* **Exercise goal**
Identify the lines that contain the string "chart" and copy all of them.

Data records
***

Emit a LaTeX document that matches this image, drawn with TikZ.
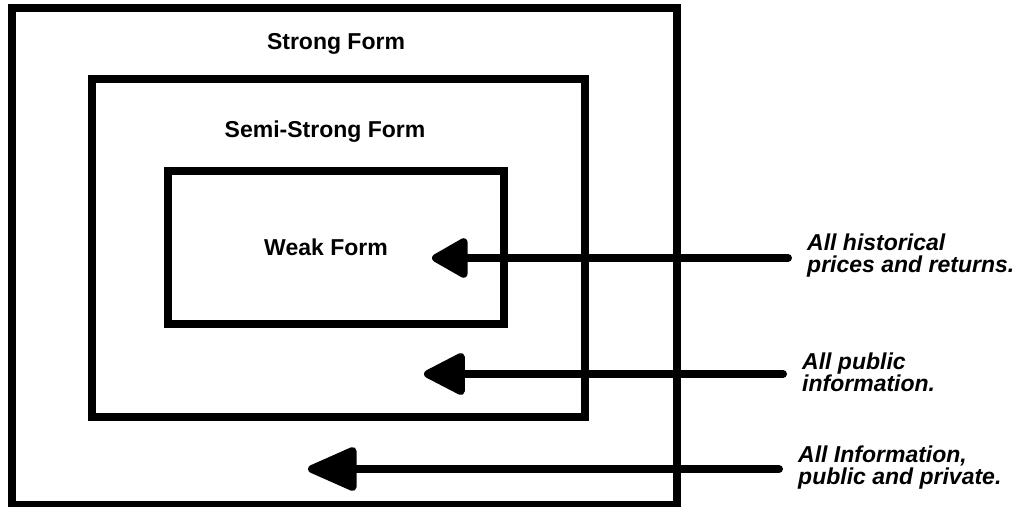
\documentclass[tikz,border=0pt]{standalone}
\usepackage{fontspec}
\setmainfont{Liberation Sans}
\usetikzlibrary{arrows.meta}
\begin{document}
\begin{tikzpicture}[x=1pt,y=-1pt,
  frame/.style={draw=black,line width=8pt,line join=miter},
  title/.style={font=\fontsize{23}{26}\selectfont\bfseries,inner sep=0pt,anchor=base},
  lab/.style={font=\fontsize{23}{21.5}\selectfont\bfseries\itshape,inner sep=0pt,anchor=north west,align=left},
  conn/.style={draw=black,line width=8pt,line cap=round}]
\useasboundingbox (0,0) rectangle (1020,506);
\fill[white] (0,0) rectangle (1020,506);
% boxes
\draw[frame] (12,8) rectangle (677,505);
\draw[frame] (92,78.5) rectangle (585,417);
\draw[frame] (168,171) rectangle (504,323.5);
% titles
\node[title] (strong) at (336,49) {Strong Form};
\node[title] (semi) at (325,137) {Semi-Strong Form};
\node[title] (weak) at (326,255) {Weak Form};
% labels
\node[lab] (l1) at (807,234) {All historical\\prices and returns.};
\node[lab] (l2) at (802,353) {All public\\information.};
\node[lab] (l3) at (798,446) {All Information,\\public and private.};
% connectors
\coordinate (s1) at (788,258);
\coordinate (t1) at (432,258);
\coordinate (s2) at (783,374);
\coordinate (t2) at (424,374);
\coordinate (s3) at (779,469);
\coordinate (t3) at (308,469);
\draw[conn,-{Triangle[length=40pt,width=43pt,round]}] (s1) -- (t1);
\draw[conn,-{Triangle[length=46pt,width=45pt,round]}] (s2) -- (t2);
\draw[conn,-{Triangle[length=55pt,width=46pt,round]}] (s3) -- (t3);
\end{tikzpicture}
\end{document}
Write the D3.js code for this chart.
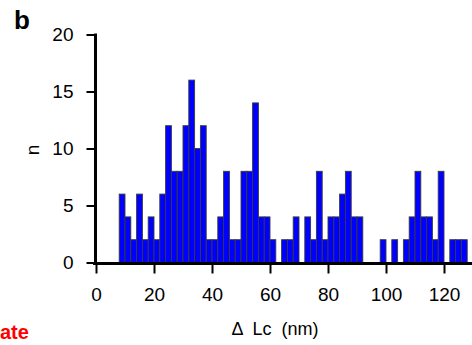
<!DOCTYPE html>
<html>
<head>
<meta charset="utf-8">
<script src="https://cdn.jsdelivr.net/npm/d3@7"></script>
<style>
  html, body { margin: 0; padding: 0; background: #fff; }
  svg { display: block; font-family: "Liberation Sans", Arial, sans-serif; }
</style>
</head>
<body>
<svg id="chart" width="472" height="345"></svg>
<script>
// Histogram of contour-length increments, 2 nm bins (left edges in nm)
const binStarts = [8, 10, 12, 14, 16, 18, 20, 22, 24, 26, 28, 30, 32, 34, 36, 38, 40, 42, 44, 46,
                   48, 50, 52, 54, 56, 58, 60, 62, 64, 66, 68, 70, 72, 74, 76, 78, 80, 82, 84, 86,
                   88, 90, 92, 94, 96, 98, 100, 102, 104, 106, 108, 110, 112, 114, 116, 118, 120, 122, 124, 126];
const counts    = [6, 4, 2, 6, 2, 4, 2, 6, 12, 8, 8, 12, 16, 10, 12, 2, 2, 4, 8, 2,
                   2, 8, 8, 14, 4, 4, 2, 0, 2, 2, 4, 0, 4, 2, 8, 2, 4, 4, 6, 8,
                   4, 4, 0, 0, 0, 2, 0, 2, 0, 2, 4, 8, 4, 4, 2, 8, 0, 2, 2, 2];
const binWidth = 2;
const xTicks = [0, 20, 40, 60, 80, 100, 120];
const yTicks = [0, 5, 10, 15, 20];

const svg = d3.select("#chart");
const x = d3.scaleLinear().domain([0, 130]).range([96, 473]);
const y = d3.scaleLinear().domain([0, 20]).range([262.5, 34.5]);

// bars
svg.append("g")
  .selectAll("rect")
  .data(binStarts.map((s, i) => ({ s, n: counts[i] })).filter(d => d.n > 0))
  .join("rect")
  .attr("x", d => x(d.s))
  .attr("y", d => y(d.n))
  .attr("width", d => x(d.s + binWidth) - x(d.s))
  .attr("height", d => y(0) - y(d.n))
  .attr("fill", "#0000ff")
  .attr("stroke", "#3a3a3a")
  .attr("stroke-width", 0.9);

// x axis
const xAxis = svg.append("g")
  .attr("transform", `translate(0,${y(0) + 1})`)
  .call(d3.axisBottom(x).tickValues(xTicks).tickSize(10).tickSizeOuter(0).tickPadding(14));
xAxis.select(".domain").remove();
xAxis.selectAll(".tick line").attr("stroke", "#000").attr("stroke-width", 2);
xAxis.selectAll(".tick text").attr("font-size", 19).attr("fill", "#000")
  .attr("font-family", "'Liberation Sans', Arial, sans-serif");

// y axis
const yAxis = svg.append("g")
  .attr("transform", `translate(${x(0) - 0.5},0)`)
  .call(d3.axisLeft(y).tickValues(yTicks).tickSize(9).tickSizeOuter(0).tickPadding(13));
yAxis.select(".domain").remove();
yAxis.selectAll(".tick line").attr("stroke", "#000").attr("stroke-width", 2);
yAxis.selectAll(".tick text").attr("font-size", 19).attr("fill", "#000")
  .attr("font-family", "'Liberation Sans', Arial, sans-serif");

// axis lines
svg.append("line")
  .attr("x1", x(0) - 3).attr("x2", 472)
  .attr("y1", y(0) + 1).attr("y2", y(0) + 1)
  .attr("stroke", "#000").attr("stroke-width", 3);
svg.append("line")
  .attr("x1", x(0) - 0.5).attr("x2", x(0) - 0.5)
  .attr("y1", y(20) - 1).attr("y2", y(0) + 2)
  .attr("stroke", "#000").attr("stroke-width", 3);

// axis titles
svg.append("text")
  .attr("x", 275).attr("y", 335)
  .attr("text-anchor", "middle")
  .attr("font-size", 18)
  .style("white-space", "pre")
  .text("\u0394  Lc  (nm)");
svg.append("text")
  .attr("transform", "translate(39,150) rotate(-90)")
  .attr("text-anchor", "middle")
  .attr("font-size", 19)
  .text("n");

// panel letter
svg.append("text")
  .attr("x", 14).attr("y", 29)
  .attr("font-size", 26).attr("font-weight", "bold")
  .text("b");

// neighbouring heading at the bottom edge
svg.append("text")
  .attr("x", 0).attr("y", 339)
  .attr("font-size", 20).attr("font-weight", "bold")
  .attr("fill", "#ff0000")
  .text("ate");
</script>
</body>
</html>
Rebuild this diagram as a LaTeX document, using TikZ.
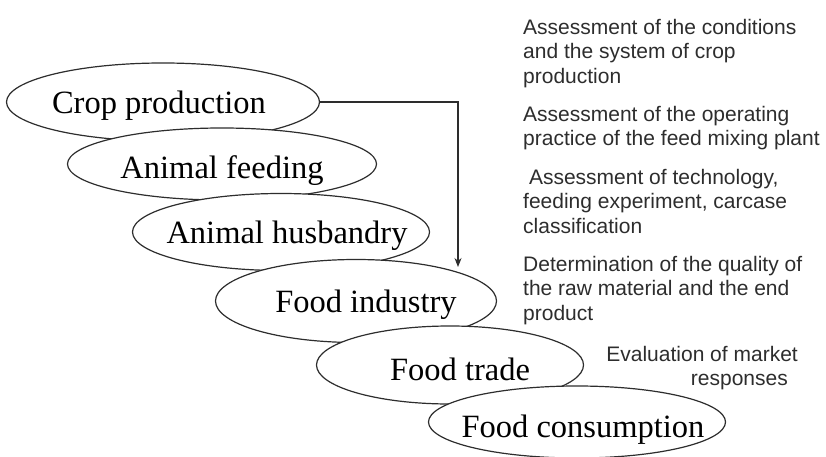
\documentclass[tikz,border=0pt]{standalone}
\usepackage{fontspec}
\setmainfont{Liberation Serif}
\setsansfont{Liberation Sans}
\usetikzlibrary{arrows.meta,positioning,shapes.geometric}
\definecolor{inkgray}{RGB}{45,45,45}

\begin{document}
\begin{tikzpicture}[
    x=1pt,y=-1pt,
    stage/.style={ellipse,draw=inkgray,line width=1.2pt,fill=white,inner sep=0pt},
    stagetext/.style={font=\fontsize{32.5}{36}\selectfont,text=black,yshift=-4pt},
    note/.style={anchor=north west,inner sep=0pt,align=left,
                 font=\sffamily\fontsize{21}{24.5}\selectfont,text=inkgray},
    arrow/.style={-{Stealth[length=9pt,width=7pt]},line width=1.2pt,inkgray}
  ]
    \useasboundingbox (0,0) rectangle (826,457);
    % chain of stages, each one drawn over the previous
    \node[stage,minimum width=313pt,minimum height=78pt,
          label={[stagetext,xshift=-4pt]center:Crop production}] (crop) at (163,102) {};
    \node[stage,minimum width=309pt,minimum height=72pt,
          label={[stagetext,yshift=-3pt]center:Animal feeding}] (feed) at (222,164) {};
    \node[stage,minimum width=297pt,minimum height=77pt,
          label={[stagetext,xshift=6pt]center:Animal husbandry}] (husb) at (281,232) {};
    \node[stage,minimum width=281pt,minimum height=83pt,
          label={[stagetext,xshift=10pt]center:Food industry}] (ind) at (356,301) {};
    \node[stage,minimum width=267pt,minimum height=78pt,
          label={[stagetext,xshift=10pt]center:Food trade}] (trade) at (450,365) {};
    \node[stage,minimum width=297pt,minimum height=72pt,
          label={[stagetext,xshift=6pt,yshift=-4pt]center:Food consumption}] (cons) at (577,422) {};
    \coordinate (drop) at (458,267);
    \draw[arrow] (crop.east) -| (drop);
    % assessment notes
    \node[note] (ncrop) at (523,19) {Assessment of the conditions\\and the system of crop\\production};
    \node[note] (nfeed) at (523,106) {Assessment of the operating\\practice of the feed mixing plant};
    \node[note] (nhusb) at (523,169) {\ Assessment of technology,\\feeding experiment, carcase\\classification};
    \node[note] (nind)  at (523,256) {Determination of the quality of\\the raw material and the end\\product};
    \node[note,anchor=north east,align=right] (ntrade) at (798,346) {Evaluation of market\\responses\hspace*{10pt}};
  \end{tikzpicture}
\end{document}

***

* **Response for this exercise**
Write the D3.js code for this chart.
<svg id="chart" width="472" height="345"></svg>
const svg = d3.select("#chart");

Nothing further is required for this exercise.